Mount Sinai Develops AI Prediction Tool for Cancer Patient Response to ICI Therapy
By Bio-IT World Team
January 22, 2025 | Researchers at the Tisch Cancer Institute at Mount Sinai, in collaboration with Memorial Sloan Kettering Cancer Center (MSKCC), have developed SCORPIO, an artificial intelligence (AI) tool that can predict how well patients with cancer will respond to immune checkpoint inhibitor (ICI) therapy by analyzing routine blood tests and clinical data. The model uses machine learning to identify patterns in the data that correlate with treatment outcomes. The team wanted to create an accessible tool that was “ubiquitous, low-cost, and already part of clinical workflows” to provide an accessible and scalable solution for predicting ICI efficacy, according to Diego Chowell, Ph.D., study lead and assistant professor of Immunology and Immunotherapy, Oncological Sciences, and Artificial Intelligence and Human Health at the Icahn School of Medicine at Mount Sinai.
“By ‘learning’ from thousands of patients, SCORPIO can predict immune responses and clinical outcomes with remarkable accuracy, offering insights without requiring complex or costly genomic testing,” he explains.
So far, SCORPIO has shown great promise. Other FDA-approved biomarkers, such as tumor mutational burden (TMB) and PD-L1 immunostaining, are useful and provide insight, but PD-L1 is not universally available and requires the use of various platforms, antibodies, and quality assurance practices. TMB uses resource-intensive genomic profiling (Nature, DOI: https://doi.org/10.1038/s41591-024-03398-5). Because of how SCORPIO is designed, it is more accessible, cost-saving, and practical. Furthermore, the results of the study demonstrated that SCORPIO consistently outperformed the aforementioned biomarkers in predicting overall survival and treatment efficiency.
“One surprising finding was SCORPIO’s strong performance in real-world cohorts compared to clinical trial datasets,” reports Chowell. This discovery highlights the model’s adaptability to diverse patient populations and healthcare environments. SCORPIO’s ability to reflect immune-inflamed phenotypes through routine blood test features added a layer of biological relevance that hadn’t been fully anticipated, he adds.
It is important to mention that SCORPIO’s ability to predict clinical benefit from ICI varied across different cancer types and cohorts, which suggests it is a challenge for the model to accurately predict clinical benefit (Nature, DOI: https://doi.org/10.1038/s41591-024-03398-5).
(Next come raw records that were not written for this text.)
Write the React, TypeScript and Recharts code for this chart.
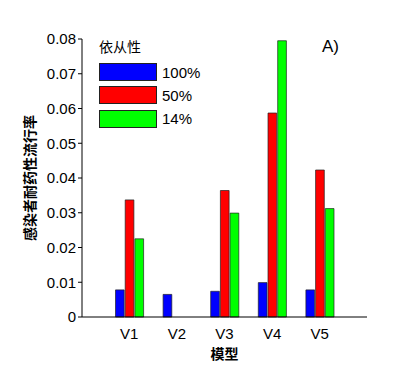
import React from 'react';
import { BarChart, Bar, XAxis, YAxis } from 'recharts';

const models = ['V1', 'V2', 'V3', 'V4', 'V5'];
const adherence100 = [0.0078, 0.0065, 0.0074, 0.0099, 0.0078];
const adherence50 = [0.0337, 0, 0.0364, 0.0587, 0.0423];
const adherence14 = [0.0225, 0, 0.0299, 0.0795, 0.0312];
const yTicks = [0, 0.01, 0.02, 0.03, 0.04, 0.05, 0.06, 0.07, 0.08];

const seriesNames = ['100%', '50%', '14%'];
const seriesColors = ['#0000ff', '#ff0000', '#00ff00'];

const data = models.map((name, i) => ({
  name,
  a100: adherence100[i],
  a50: adherence50[i],
  a14: adherence14[i],
}));

const sans = '"Liberation Sans", Arial, sans-serif';
const cjk = '"Noto Sans CJK SC", sans-serif';

const App: React.FC = () => {
  return (
    <div style={{ position: 'absolute', left: 0, top: 0, width: 406, height: 369, background: '#fff' }}>
      <BarChart
        width={406}
        height={369}
        data={data}
        margin={{ top: 39, right: 39, left: 32, bottom: 0 }}
        barGap={1}
        barSize={8.7}
      >
        <XAxis
          dataKey="name"
          height={52}
          padding={{ left: 23.5, right: 23.5 }}
          tickLine={false}
          stroke="#000"
          tick={{ fill: '#000', fontSize: 15, fontFamily: sans }}
          tickMargin={5}
          label={{ value: '模型', position: 'insideBottom', offset: 10, fill: '#000', fontSize: 14, fontWeight: 'bold', fontFamily: cjk }}
        />
        <YAxis
          width={50}
          domain={[0, 0.08]}
          ticks={yTicks}
          interval={0}
          tickSize={4}
          stroke="#000"
          tick={{ fill: '#000', fontSize: 15, fontFamily: sans }}
          tickFormatter={(v: number) => (v === 0 ? '0' : v.toFixed(2))}
          label={{ value: '感染者耐药性流行率', angle: -90, position: 'center', dx: -27, fill: '#000', fontSize: 14, fontWeight: 'bold', fontFamily: cjk }}
        />
        <Bar dataKey="a100" name={seriesNames[0]} fill={seriesColors[0]} stroke="#222" strokeWidth={0.7} isAnimationActive={false} />
        <Bar dataKey="a50" name={seriesNames[1]} fill={seriesColors[1]} stroke="#222" strokeWidth={0.7} isAnimationActive={false} />
        <Bar dataKey="a14" name={seriesNames[2]} fill={seriesColors[2]} stroke="#222" strokeWidth={0.7} isAnimationActive={false} />
      </BarChart>

      {/* legend */}
      <div style={{ position: 'absolute', left: 99, top: 36, fontFamily: cjk, fontSize: 14, color: '#000' }}>依从性</div>
      {seriesNames.map((n, i) => (
        <div key={n} style={{ position: 'absolute', left: 99, top: 63 + i * 23.3, display: 'flex', alignItems: 'center' }}>
          <div style={{ width: 56, height: 16, background: seriesColors[i], border: '1px solid #222' }} />
          <span style={{ marginLeft: 5, fontFamily: sans, fontSize: 15, color: '#000' }}>{n}</span>
        </div>
      ))}
      <div style={{ position: 'absolute', left: 322, top: 37, fontFamily: sans, fontSize: 17, color: '#000' }}>A)</div>
    </div>
  );
};

export default App;
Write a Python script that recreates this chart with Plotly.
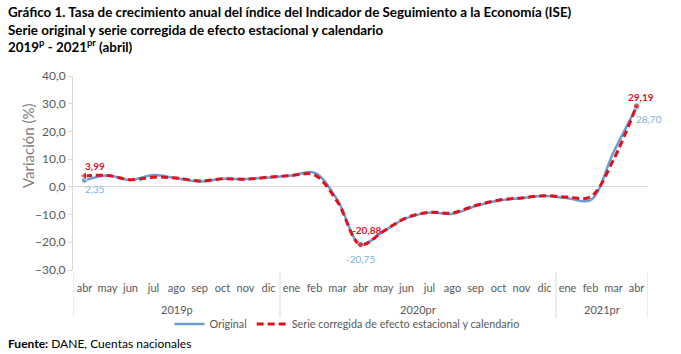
import plotly.graph_objects as go

years = ["2019p"] * 9 + ["2020pr"] * 12 + ["2021pr"] * 4
months = ["abr", "may", "jun", "jul", "ago", "sep", "oct", "nov", "dic",
          "ene", "feb", "mar", "abr", "may", "jun", "jul", "ago", "sep", "oct", "nov", "dic",
          "ene", "feb", "mar", "abr"]
original = [2.35, 4.1, 2.5, 4.3, 3.1, 1.9, 2.9, 2.8, 3.4,
            4.1, 5.1, -4.8, -20.75, -16.0, -11.3, -9.3, -9.7, -6.9, -4.9, -4.1, -3.3,
            -4.1, -4.8, 12.5, 28.70]
corregida = [3.99, 4.1, 2.6, 3.5, 3.2, 2.1, 2.9, 2.8, 3.5,
             4.1, 4.3, -5.4, -20.88, -16.0, -11.1, -9.2, -9.4, -6.7, -4.8, -4.0, -3.2,
             -3.7, -3.6, 9.8, 29.19]
title_lines = [
    "<b>Gráfico 1. Tasa de crecimiento anual del índice del Indicador de Seguimiento a la Economía (ISE)</b>",
    "<b>Serie original y serie corregida de efecto estacional y calendario</b>",
    "<b>2019<sup>p</sup> - 2021<sup>pr</sup> (abril)</b>",
]
lab_ids = [0, 12, 24]

BLUE = "#6A9FD6"
RED = "#E3101C"
GREY = "#595959"
keys = [f"{y}-{m}" for y, m in zip(years, months)]

L, R, T, B = 73, 33, 76, 84
W, H = 681, 354
PH = H - T - B
def py(p):
    return (H - B - p) / PH
def px(p):
    return (p - L) / (W - L - R)

fig = go.Figure()
fig.add_trace(go.Scatter(x=keys, y=original, mode="lines", name="Original",
                         line=dict(color=BLUE, width=2.5, shape="spline", smoothing=1)))
fig.add_trace(go.Scatter(x=keys, y=corregida, mode="lines",
                         name="Serie corregida de efecto estacional y calendario",
                         line=dict(color=RED, width=3, dash="7px,4px", shape="spline", smoothing=1)))

def fmt(v):
    return f"{v:.2f}".replace(".", ",")

fig.add_trace(go.Scatter(x=[keys[i] for i in lab_ids], y=[original[i] for i in lab_ids],
                         mode="markers", showlegend=False, cliponaxis=False,
                         marker=dict(color=BLUE, size=5)))
fig.add_trace(go.Scatter(x=[keys[i] for i in lab_ids], y=[corregida[i] for i in lab_ids],
                         mode="markers", showlegend=False, cliponaxis=False,
                         marker=dict(color=RED, size=[8, 6, 6],
                                     symbol=["triangle-left", "circle", "circle"])))

annotations = []
blue_shift = [(10, -9), (0, -15), (12, -12)]
red_shift = [(10, 10), (6, 15), (4, 9)]
for i, (bs, rs) in zip(lab_ids, zip(blue_shift, red_shift)):
    annotations.append(dict(text=fmt(original[i]), x=keys[i], y=original[i], xref="x", yref="y",
                            xshift=bs[0], yshift=bs[1], showarrow=False,
                            font=dict(size=10, color="#7BAFDD", family="Lato")))
    annotations.append(dict(text="<b>" + fmt(corregida[i]) + "</b>", x=keys[i], y=corregida[i],
                            xref="x", yref="y", xshift=rs[0], yshift=rs[1], showarrow=False,
                            font=dict(size=10, color=RED, family="Lato")))

for line, yc in zip(title_lines, [12, 30, 46]):
    annotations.append(dict(text=line, xref="paper", yref="paper", x=px(6),
                            y=py(yc), xanchor="left", yanchor="middle", showarrow=False,
                            font=dict(size=13.4, color="black", family="Lato")))
annotations.append(dict(text="<b>Fuente:</b> DANE, Cuentas nacionales", xref="paper", yref="paper",
                        x=px(6), y=py(343), xanchor="left", yanchor="middle", showarrow=False,
                        font=dict(size=12, color="black", family="Lato")))
annotations.append(dict(text="Variación (%)", xref="paper", yref="paper", x=px(28), y=py(146),
                        xanchor="center", yanchor="middle", textangle=-90, showarrow=False,
                        font=dict(size=15, color="#7F7F7F", family="Lato")))

groups = []
for i, y in enumerate(years):
    if not groups or groups[-1][0] != y:
        groups.append([y, i, i])
    else:
        groups[-1][2] = i
shapes = []
for g, i0, i1 in groups:
    annotations.append(dict(text=g, xref="x", yref="paper", x=(i0 + i1) / 2, y=py(309),
                            xanchor="center", yanchor="middle", showarrow=False,
                            font=dict(size=11, color=GREY, family="Lato")))
bounds = [groups[0][1] - 0.5] + [g[2] + 0.5 for g in groups]
for b in bounds:
    shapes.append(dict(type="line", xref="x", yref="paper", x0=b, x1=b, y0=py(272), y1=py(318),
                       line=dict(color="#D9D9D9", width=1)))

fig.update_layout(
    width=W, height=H,
    margin=dict(l=L, r=R, t=T, b=B),
    paper_bgcolor="white", plot_bgcolor="white",
    separators=",.",
    font=dict(family="Lato", color=GREY),
    showlegend=True,
    legend=dict(orientation="h", x=px(347), xanchor="center", y=py(324), yanchor="middle",
                font=dict(size=10.8, color=GREY), tracegroupgap=0, bgcolor="rgba(0,0,0,0)"),
    xaxis=dict(type="category", showgrid=False, ticks="outside", ticklen=8,
               tickcolor="rgba(0,0,0,0)", showline=False, zeroline=False,
               tickvals=keys, ticktext=months, tickangle=0, range=[-0.5, len(keys) - 0.5],
               tickfont=dict(size=11, color=GREY)),
    yaxis=dict(range=[-30, 40], dtick=10, tickformat=".1f", showgrid=False,
               showline=True, linecolor="#D9D9D9", ticks="outside", ticklen=4,
               tickcolor="#D9D9D9", zeroline=True, zerolinecolor="#D9D9D9", zerolinewidth=1,
               tickfont=dict(size=12, color=GREY)),
    annotations=annotations,
    shapes=shapes,
)
fig.write_html("out.html")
Nonetheless, the model’s cost effective, simple ways will help both physicians and patients. Physicians and clinicians will have a reliable tool that can be integrated into routine clinical workflows and support making ICI therapy decisions. SCORPIO can reduce unnecessary treatments, minimize toxicities, and optimize resource allocation in oncology practices. Patients can look forward to more personalized and equitable care, as well as reduced risk of undergoing ineffective treatments and improving outcomes and quality of life.
Chowell and his team hope that the model can be brought to a global scale and made accessible for patients everywhere and anywhere, “making it a cornerstone of equitable precision oncology.” The team is currently working to collaborate with hospitals and cancer centers to prospectively validate SCORPIO in diverse clinical environments.